◆ **DIRECTION**:
Copy out the data below as written; omit any images.

◆ **RAW DATA**:
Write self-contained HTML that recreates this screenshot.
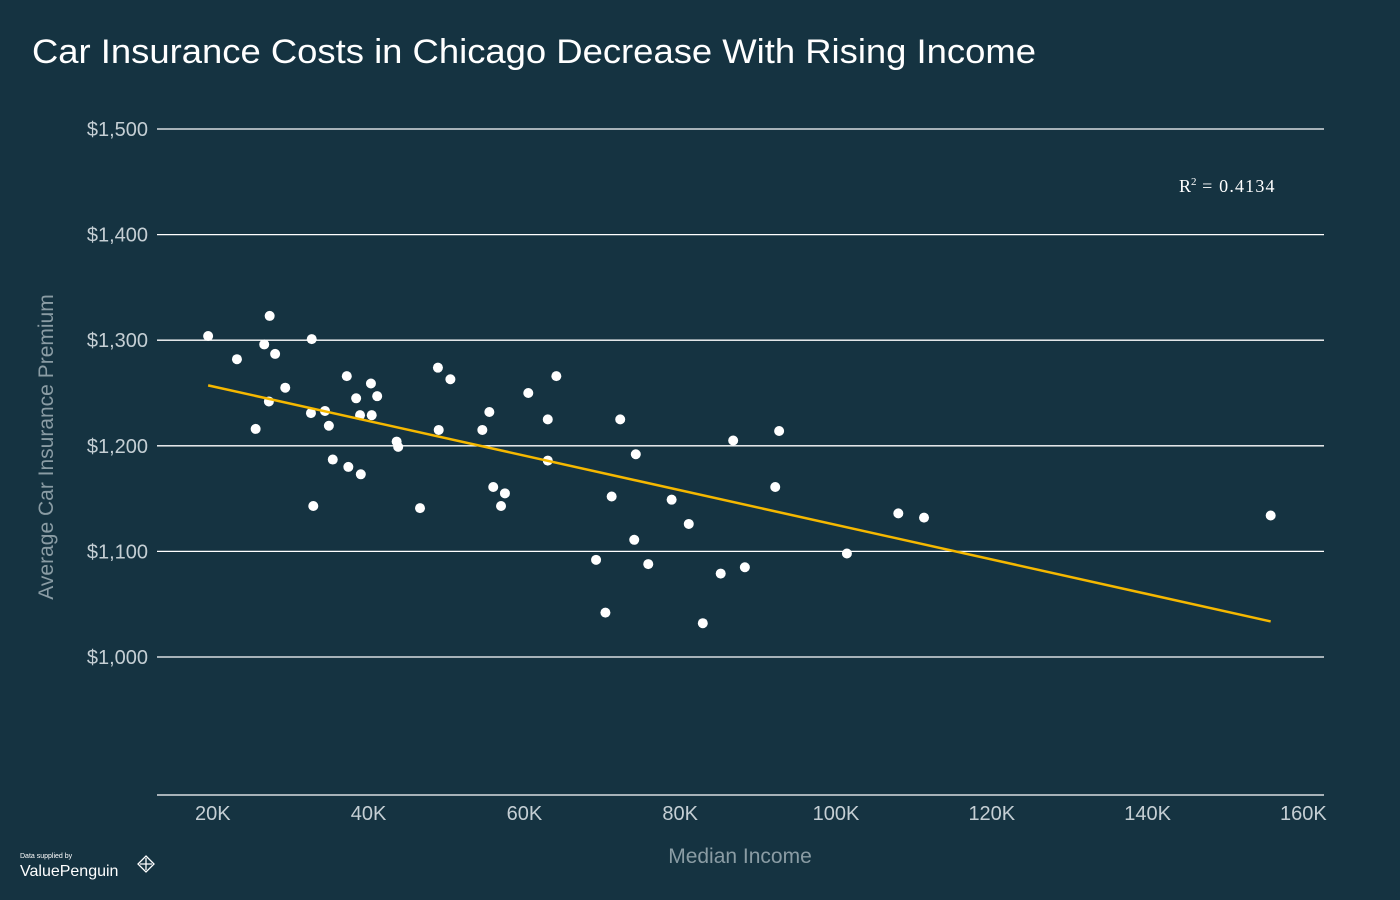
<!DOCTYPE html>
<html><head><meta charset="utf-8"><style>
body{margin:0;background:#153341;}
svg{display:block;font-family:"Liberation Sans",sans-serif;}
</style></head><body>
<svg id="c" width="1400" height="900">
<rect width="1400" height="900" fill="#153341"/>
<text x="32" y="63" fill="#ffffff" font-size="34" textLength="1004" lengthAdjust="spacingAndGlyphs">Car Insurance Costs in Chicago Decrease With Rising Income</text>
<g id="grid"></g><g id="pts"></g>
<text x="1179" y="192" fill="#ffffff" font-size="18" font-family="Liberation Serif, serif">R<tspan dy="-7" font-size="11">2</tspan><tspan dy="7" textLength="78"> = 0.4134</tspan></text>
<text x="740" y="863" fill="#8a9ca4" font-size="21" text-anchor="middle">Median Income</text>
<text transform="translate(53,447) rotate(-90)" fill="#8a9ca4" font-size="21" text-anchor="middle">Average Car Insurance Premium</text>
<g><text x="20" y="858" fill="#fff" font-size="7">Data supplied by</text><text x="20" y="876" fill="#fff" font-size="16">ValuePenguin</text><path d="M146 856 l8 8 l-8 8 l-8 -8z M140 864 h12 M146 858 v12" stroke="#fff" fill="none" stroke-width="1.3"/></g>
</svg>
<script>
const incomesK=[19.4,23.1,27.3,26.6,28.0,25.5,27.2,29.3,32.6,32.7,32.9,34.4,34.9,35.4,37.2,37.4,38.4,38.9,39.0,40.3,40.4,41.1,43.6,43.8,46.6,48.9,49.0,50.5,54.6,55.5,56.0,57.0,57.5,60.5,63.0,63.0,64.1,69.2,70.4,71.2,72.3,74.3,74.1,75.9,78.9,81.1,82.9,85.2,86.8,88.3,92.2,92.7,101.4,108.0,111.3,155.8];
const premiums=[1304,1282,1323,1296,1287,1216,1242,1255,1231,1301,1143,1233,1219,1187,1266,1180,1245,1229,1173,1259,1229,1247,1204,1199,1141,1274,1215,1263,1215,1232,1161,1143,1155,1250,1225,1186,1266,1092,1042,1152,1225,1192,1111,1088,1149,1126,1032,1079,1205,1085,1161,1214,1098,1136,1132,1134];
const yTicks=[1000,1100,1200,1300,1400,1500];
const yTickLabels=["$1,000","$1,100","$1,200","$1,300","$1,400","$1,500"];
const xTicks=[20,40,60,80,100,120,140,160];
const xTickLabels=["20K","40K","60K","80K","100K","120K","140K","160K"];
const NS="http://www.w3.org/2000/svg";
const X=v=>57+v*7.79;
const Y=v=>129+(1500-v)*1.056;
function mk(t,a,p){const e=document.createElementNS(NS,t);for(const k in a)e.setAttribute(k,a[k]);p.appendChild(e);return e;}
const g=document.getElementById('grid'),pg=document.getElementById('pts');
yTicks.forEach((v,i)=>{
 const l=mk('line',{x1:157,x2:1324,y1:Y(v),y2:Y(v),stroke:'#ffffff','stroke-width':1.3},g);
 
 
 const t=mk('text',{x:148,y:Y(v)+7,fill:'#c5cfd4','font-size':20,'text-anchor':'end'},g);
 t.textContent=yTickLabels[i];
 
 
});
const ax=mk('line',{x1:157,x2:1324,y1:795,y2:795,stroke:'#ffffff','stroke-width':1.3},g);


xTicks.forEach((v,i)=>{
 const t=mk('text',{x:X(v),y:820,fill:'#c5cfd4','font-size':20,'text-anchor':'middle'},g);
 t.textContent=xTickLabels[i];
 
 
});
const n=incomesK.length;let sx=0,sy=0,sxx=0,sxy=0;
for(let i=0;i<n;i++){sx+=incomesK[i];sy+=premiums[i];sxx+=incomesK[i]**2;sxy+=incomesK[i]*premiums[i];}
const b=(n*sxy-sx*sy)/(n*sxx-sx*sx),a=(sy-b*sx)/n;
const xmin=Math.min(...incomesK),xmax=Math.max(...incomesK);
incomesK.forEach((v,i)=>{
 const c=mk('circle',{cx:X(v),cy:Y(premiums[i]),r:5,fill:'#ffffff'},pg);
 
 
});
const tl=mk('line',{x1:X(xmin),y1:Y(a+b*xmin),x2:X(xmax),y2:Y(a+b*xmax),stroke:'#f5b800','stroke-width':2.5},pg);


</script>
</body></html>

◆ **ANSWER FOR THIS EXERCISE**:
Write self-contained HTML that recreates this screenshot.
<!DOCTYPE html>
<html><head><meta charset="utf-8"><style>
body{margin:0;background:#153341;}
svg{display:block;font-family:"Liberation Sans",sans-serif;}
</style></head><body>
<svg id="c" width="1400" height="900">
<rect width="1400" height="900" fill="#153341"/>
<text x="32" y="63" fill="#ffffff" font-size="34" textLength="1004" lengthAdjust="spacingAndGlyphs">Car Insurance Costs in Chicago Decrease With Rising Income</text>
<g id="grid"></g><g id="pts"></g>
<text x="1179" y="192" fill="#ffffff" font-size="18" font-family="Liberation Serif, serif">R<tspan dy="-7" font-size="11">2</tspan><tspan dy="7" textLength="78"> = 0.4134</tspan></text>
<text x="740" y="863" fill="#8a9ca4" font-size="21" text-anchor="middle">Median Income</text>
<text transform="translate(53,447) rotate(-90)" fill="#8a9ca4" font-size="21" text-anchor="middle">Average Car Insurance Premium</text>
<g><text x="20" y="858" fill="#fff" font-size="7">Data supplied by</text><text x="20" y="876" fill="#fff" font-size="16">ValuePenguin</text><path d="M146 856 l8 8 l-8 8 l-8 -8z M140 864 h12 M146 858 v12" stroke="#fff" fill="none" stroke-width="1.3"/></g>
</svg>
<script>
const incomesK=[19.4,23.1,27.3,26.6,28.0,25.5,27.2,29.3,32.6,32.7,32.9,34.4,34.9,35.4,37.2,37.4,38.4,38.9,39.0,40.3,40.4,41.1,43.6,43.8,46.6,48.9,49.0,50.5,54.6,55.5,56.0,57.0,57.5,60.5,63.0,63.0,64.1,69.2,70.4,71.2,72.3,74.3,74.1,75.9,78.9,81.1,82.9,85.2,86.8,88.3,92.2,92.7,101.4,108.0,111.3,155.8];
const premiums=[1304,1282,1323,1296,1287,1216,1242,1255,1231,1301,1143,1233,1219,1187,1266,1180,1245,1229,1173,1259,1229,1247,1204,1199,1141,1274,1215,1263,1215,1232,1161,1143,1155,1250,1225,1186,1266,1092,1042,1152,1225,1192,1111,1088,1149,1126,1032,1079,1205,1085,1161,1214,1098,1136,1132,1134];
const yTicks=[1000,1100,1200,1300,1400,1500];
const yTickLabels=["$1,000","$1,100","$1,200","$1,300","$1,400","$1,500"];
const xTicks=[20,40,60,80,100,120,140,160];
const xTickLabels=["20K","40K","60K","80K","100K","120K","140K","160K"];
const NS="http://www.w3.org/2000/svg";
const X=v=>57+v*7.79;
const Y=v=>129+(1500-v)*1.056;
function mk(t,a,p){const e=document.createElementNS(NS,t);for(const k in a)e.setAttribute(k,a[k]);p.appendChild(e);return e;}
const g=document.getElementById('grid'),pg=document.getElementById('pts');
yTicks.forEach((v,i)=>{
 const l=mk('line',{x1:157,x2:1324,y1:Y(v),y2:Y(v),stroke:'#ffffff','stroke-width':1.3},g);
 
 
 const t=mk('text',{x:148,y:Y(v)+7,fill:'#c5cfd4','font-size':20,'text-anchor':'end'},g);
 t.textContent=yTickLabels[i];
 
 
});
const ax=mk('line',{x1:157,x2:1324,y1:795,y2:795,stroke:'#ffffff','stroke-width':1.3},g);


xTicks.forEach((v,i)=>{
 const t=mk('text',{x:X(v),y:820,fill:'#c5cfd4','font-size':20,'text-anchor':'middle'},g);
 t.textContent=xTickLabels[i];
 
 
});
const n=incomesK.length;let sx=0,sy=0,sxx=0,sxy=0;
for(let i=0;i<n;i++){sx+=incomesK[i];sy+=premiums[i];sxx+=incomesK[i]**2;sxy+=incomesK[i]*premiums[i];}
const b=(n*sxy-sx*sy)/(n*sxx-sx*sx),a=(sy-b*sx)/n;
const xmin=Math.min(...incomesK),xmax=Math.max(...incomesK);
incomesK.forEach((v,i)=>{
 const c=mk('circle',{cx:X(v),cy:Y(premiums[i]),r:5,fill:'#ffffff'},pg);
 
 
});
const tl=mk('line',{x1:X(xmin),y1:Y(a+b*xmin),x2:X(xmax),y2:Y(a+b*xmax),stroke:'#f5b800','stroke-width':2.5},pg);


</script>
</body></html>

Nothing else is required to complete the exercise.